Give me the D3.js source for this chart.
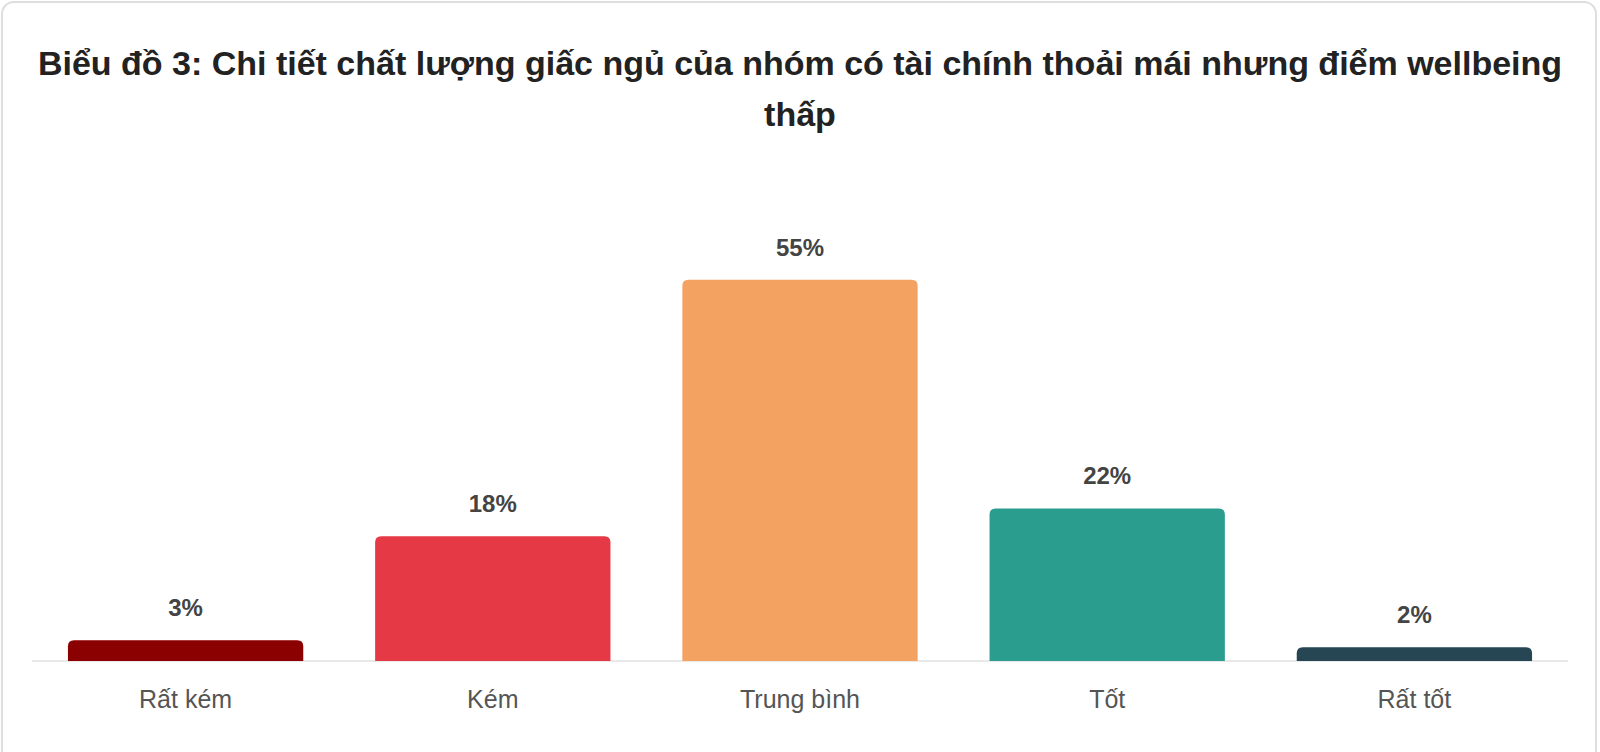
<!doctype html>
<html>
<head>
  <meta charset="utf-8">
  <script src="https://cdnjs.cloudflare.com/ajax/libs/d3/7.8.5/d3.min.js"></script>
  <style>
    html, body { margin: 0; padding: 0; background: #fff; }
    svg { display: block; font-family: "Liberation Sans", Arial, sans-serif; }
  </style>
</head>
<body>
  <svg id="chart" width="1600" height="752"></svg>
  <script>
    var titleLines = ["Biểu đồ 3: Chi tiết chất lượng giấc ngủ của nhóm có tài chính thoải mái nhưng điểm wellbeing", "thấp"];
    var categories = ["Rất kém", "Kém", "Trung bình", "Tốt", "Rất tốt"];
    var values = [3, 18, 55, 22, 2];
    var colors = ["#8b0000", "#e63946", "#f4a261", "#2a9d8f", "#264653"];

    var svg = d3.select("#chart");

    // card
    svg.append("rect")
      .attr("x", 2).attr("y", 2)
      .attr("width", 1594).attr("height", 770)
      .attr("rx", 12)
      .style("fill", "#fff")
      .style("stroke", "#dedede")
      .style("stroke-width", 2);

    // title
    svg.append("text")
      .attr("text-anchor", "middle")
      .style("font-size", "34px")
      .style("font-weight", "bold")
      .style("fill", "#222")
      .selectAll("tspan")
      .data(titleLines)
      .enter()
      .append("tspan")
      .attr("x", 800)
      .attr("y", (d, i) => 75 + i * 51)
      .text(d => d);

    var x = d3.scaleBand()
      .domain(categories)
      .range([32, 1568])
      .paddingInner(0.234)
      .paddingOuter(0.117);

    var y = d3.scaleLinear()
      .domain([0, 60])
      .range([661, 245]);

    // baseline
    svg.append("line")
      .attr("x1", 32).attr("x2", 1568)
      .attr("y1", y(0)).attr("y2", y(0))
      .style("stroke", "#e2e2e2")
      .style("stroke-width", 1.5);

    var r = 6;
    function barPath(d, i) {
      var x0 = x(categories[i]), w = x.bandwidth();
      var top = y(d), bottom = y(0);
      return "M" + x0 + "," + bottom +
        "V" + (top + r) +
        "Q" + x0 + "," + top + " " + (x0 + r) + "," + top +
        "H" + (x0 + w - r) +
        "Q" + (x0 + w) + "," + top + " " + (x0 + w) + "," + (top + r) +
        "V" + bottom + "Z";
    }

    svg.selectAll("path.bar")
      .data(values)
      .enter()
      .append("path")
      .attr("class", "bar")
      .attr("d", barPath)
      .style("fill", (d, i) => colors[i]);

    svg.selectAll("text.val")
      .data(values)
      .enter()
      .append("text")
      .attr("class", "val")
      .attr("x", (d, i) => x(categories[i]) + x.bandwidth() / 2)
      .attr("y", d => y(d) - 24)
      .attr("text-anchor", "middle")
      .style("font-size", "24px")
      .style("font-weight", "bold")
      .style("fill", "#444")
      .text(d => d + "%");

    svg.selectAll("text.cat")
      .data(categories)
      .enter()
      .append("text")
      .attr("class", "cat")
      .attr("x", d => x(d) + x.bandwidth() / 2)
      .attr("y", 707.5)
      .attr("text-anchor", "middle")
      .style("font-size", "25px")
      .style("fill", "#555")
      .text(d => d);
  </script>
</body>
</html>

● ● ●

WHAT YOU SHOULD DO: Copy out each line exactly, without the pictures.

WRITTEN RESPONSE:
Give me the D3.js source for this chart.
<!doctype html>
<html>
<head>
  <meta charset="utf-8">
  <script src="https://cdnjs.cloudflare.com/ajax/libs/d3/7.8.5/d3.min.js"></script>
  <style>
    html, body { margin: 0; padding: 0; background: #fff; }
    svg { display: block; font-family: "Liberation Sans", Arial, sans-serif; }
  </style>
</head>
<body>
  <svg id="chart" width="1600" height="752"></svg>
  <script>
    var titleLines = ["Biểu đồ 3: Chi tiết chất lượng giấc ngủ của nhóm có tài chính thoải mái nhưng điểm wellbeing", "thấp"];
    var categories = ["Rất kém", "Kém", "Trung bình", "Tốt", "Rất tốt"];
    var values = [3, 18, 55, 22, 2];
    var colors = ["#8b0000", "#e63946", "#f4a261", "#2a9d8f", "#264653"];

    var svg = d3.select("#chart");

    // card
    svg.append("rect")
      .attr("x", 2).attr("y", 2)
      .attr("width", 1594).attr("height", 770)
      .attr("rx", 12)
      .style("fill", "#fff")
      .style("stroke", "#dedede")
      .style("stroke-width", 2);

    // title
    svg.append("text")
      .attr("text-anchor", "middle")
      .style("font-size", "34px")
      .style("font-weight", "bold")
      .style("fill", "#222")
      .selectAll("tspan")
      .data(titleLines)
      .enter()
      .append("tspan")
      .attr("x", 800)
      .attr("y", (d, i) => 75 + i * 51)
      .text(d => d);

    var x = d3.scaleBand()
      .domain(categories)
      .range([32, 1568])
      .paddingInner(0.234)
      .paddingOuter(0.117);

    var y = d3.scaleLinear()
      .domain([0, 60])
      .range([661, 245]);

    // baseline
    svg.append("line")
      .attr("x1", 32).attr("x2", 1568)
      .attr("y1", y(0)).attr("y2", y(0))
      .style("stroke", "#e2e2e2")
      .style("stroke-width", 1.5);

    var r = 6;
    function barPath(d, i) {
      var x0 = x(categories[i]), w = x.bandwidth();
      var top = y(d), bottom = y(0);
      return "M" + x0 + "," + bottom +
        "V" + (top + r) +
        "Q" + x0 + "," + top + " " + (x0 + r) + "," + top +
        "H" + (x0 + w - r) +
        "Q" + (x0 + w) + "," + top + " " + (x0 + w) + "," + (top + r) +
        "V" + bottom + "Z";
    }

    svg.selectAll("path.bar")
      .data(values)
      .enter()
      .append("path")
      .attr("class", "bar")
      .attr("d", barPath)
      .style("fill", (d, i) => colors[i]);

    svg.selectAll("text.val")
      .data(values)
      .enter()
      .append("text")
      .attr("class", "val")
      .attr("x", (d, i) => x(categories[i]) + x.bandwidth() / 2)
      .attr("y", d => y(d) - 24)
      .attr("text-anchor", "middle")
      .style("font-size", "24px")
      .style("font-weight", "bold")
      .style("fill", "#444")
      .text(d => d + "%");

    svg.selectAll("text.cat")
      .data(categories)
      .enter()
      .append("text")
      .attr("class", "cat")
      .attr("x", d => x(d) + x.bandwidth() / 2)
      .attr("y", 707.5)
      .attr("text-anchor", "middle")
      .style("font-size", "25px")
      .style("fill", "#555")
      .text(d => d);
  </script>
</body>
</html>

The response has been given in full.